2004 年名古屋市立大学医学部卒業。2014 年慶應義塾大学病院産婦人科助教、2018 年荻窪病院・虹クリニック、2019 年那須赤十字病院産婦人科副部長、仙台ART クリニック副院長を経て2023年9月、藤田医科大学東京 先端医療研究センターの講師に就任。自費で最新の医療を受けられるという併設の羽田クリニックで患者さん一人ひとりの思いをかなえるべく診療も行っている。日本産科婦人科学会専門医。日本生殖医療学会専門医。
良好胚を複数回移植しても着床に至らない方には、これまでどんな治療をしていましたか。
良い胚を2~3回戻しても着床しないと、着床不全を疑います。その場合、一般的に原因を調べる検査を行います。たとえば慢性子宮内膜炎がないか、着床の窓(子宮内膜が着床可能なタイミング)がずれていないか、胚を受け入れる免疫などの異常がないかを調べ、原因が分かった場合は治療をしてから移植します。
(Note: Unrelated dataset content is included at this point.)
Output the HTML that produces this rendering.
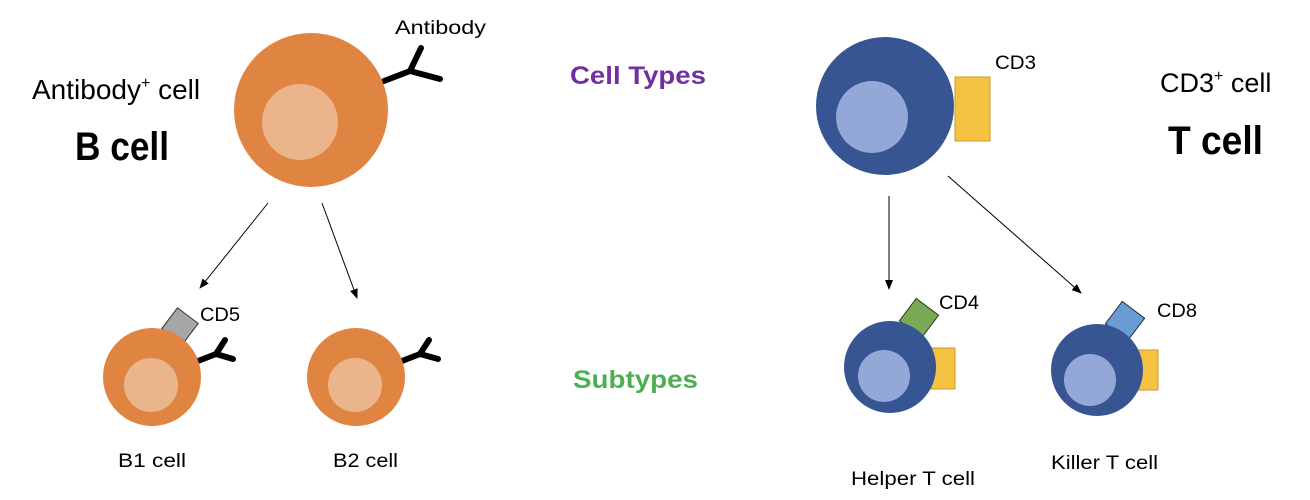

ただ、調べても原因がわからない場合もあります。そういった方には子宮内膜にわざと傷をつけ、着床を促進させる物質を分泌させる子宮内膜スクラッチ法や、予め自身の胚培養液を子宮に注入し、その後に胚盤胞を移植することで着床しやすくさせるSEET法、子宮内が着床しやすい環境になっているか菌の状態を調べる子宮内フローラ検査などを行い、着床しやすくなるようにしています。
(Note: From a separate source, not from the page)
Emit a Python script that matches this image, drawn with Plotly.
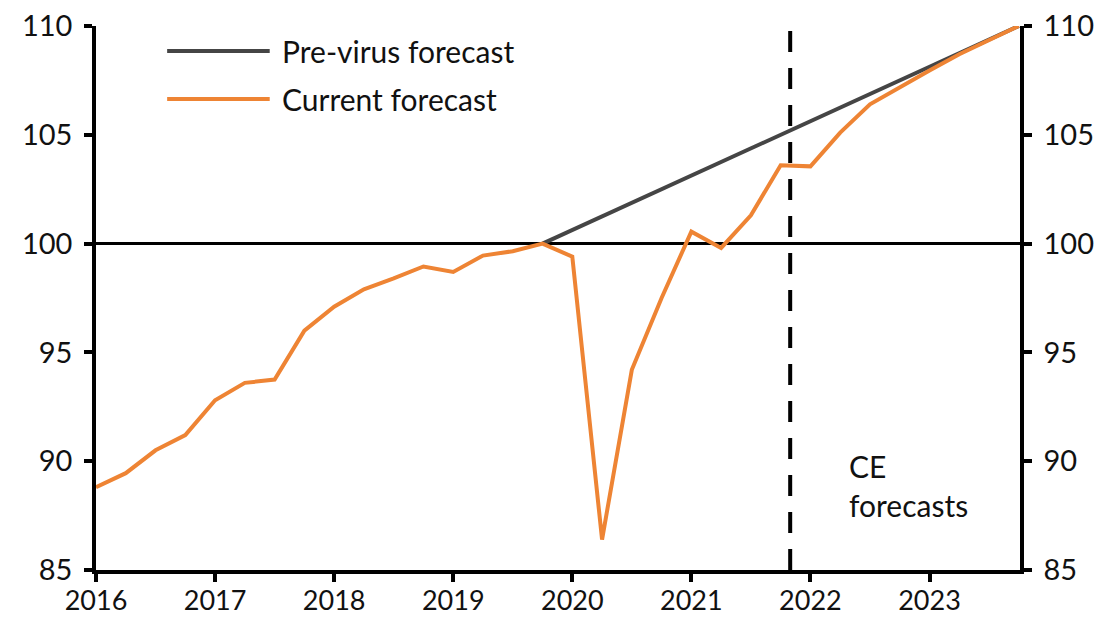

しかし、やはり上記の方法でもなかなか着床しない患者さんもいらっしゃいますので、そういった方に適用したいと考えているのが、PRP療法です。
ではPRP療法とはどういうものなのでしょうか。
PRP療法はご自身の血液を使った治療法です。血液の中には血を止める役割を担う血小板という細胞があり、その中に胚や受精卵の着床を促進させる因子が含まれています。そこで、血液を採取。その中から血小板を多く含んだ成分を抽出して子宮に注入することで、子宮内膜が厚くなったり、着床しやくすなったりするというものです。
子宮内膜がなかなか厚くならない方や高齢の方、着床不全の検査などをしても着床しない原因がわからない方におすすめしたい治療法です。
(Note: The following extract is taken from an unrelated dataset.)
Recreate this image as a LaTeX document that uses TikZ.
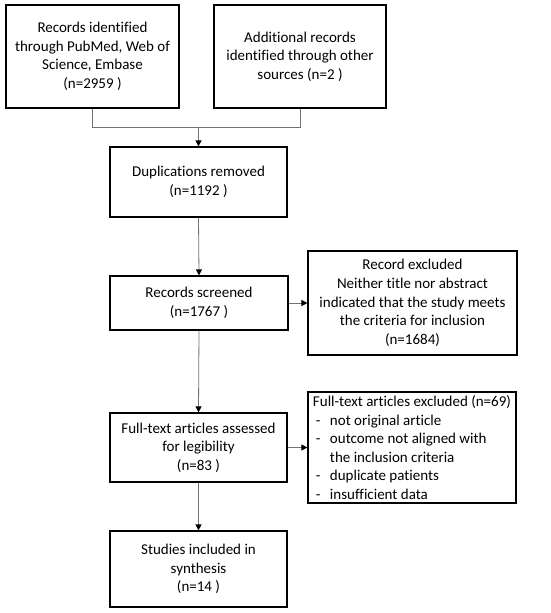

ただ、どこのクリニックでも出来る治療法ではありません。PRP療法は再生医療にあたるため、当院をはじめ、厚生労働省から認可された施設でのみ作り、注入することができます。
実際にPRP療法を受ける場合の治療手順を教えていただけますか。
当院の手順を例にあげて解説します。
まず当院で60mlの血液を採取します。それを一般的には1回遠心させますが、当院の方法ははそれを2回遠心させて、より濃い血小板を抽出。その一部を3週間培養し、常在菌などに感染していないかの確認を念入りに行います。
それを移植周期に2回注入します。タイミングとしては、生理が終わった後と、その1~2日後に注入し、移植という流れになります。PRPの調整方法はいくつか存在しますが、当院ではより効率的に濃縮したPRPを使用することにより最大限の効果を期待できる点が特長です。
PRP療法のメリット・デメリットを教えてください。また、治療成績はいかがでしょうか?
メリットは、ご自身の血液から抽出したものを注入するため、拒否反応が少ない点です。また薬による副作用などもありません。また、個人差がありますが、移植の時のようなカテーテルで注入するためほとんど痛みがないのも特長です。
ただ、PRP療法は自費診療にあたるため、治療費が高いという点がデメリットになります。
治療成績ですが、子宮への注入については、かなり成績が良いと感じています。私の感触としては何をやっても内膜が厚くならず妊娠に至らなかった方のうち、PRP療法によって妊娠した方は半分くらいいらっしゃると思います。
最近では、PRP療法の卵巣注入が実施されているとお聞きますが、これはどのような患者さんに実施される治療になりますか?
卵巣機能の低下した方や卵巣が委縮してしまっている方に、PRP療法を行う医療施設が増えつつあります。
方法は子宮と同じで、抽出したPRPを卵巣に注入します。
PRP療法をすることで「1個しか採卵できなかった方が2~3個採卵できるようになった」「FSHの値が改善された」という効果は期待できると思います。
ただ、PRPの卵巣注入については、まだやられ始めたばかりで症例数も多くないため、しばらくは検証が必要になります。
PRP療法をはじめ、いろいろな治療法が出てきました。今後、不妊治療ではどのような治療が行われるようになっていくでしょうか。
個人差はありますが、PRP療法は効果の期待できる治療法なので、今後、子宮へのPRP療法はスタンダードになっていくと思います。卵巣へのPRP療法についても徐々に症例数は増えており、今後の効果が期待されます。
私が次の手として考えているのが、幹細胞そのものを使用する再生医療です。PRPは「因子」だけを入れるため、子宮内腔癒着後で内膜が厚くならない方の内膜を厚くしたり、卵巣機能不全で生理が止まっているような方を採卵できるようになるまで回復させたりするには限界がありました。幹細胞はいろいろな組織の元になる細胞で、もともと私たちの体の中にある脂肪や歯牙、月経血の中などにも存在しています。なかでも私は非侵襲的に回収できる月経血に注目しており、そこから幹細胞を抽出して子宮や卵巣などに注入することで、PRP療法では難しかった方でもより効果が期待できるのではないかと考えています。
これからはこういった技術に加えて、サプリメントなどを活用して体質改善することで包括的に不妊治療を行っていくことが、患者さんの「子どもが欲しい」という希望を実現させるうえで大切だと思っています。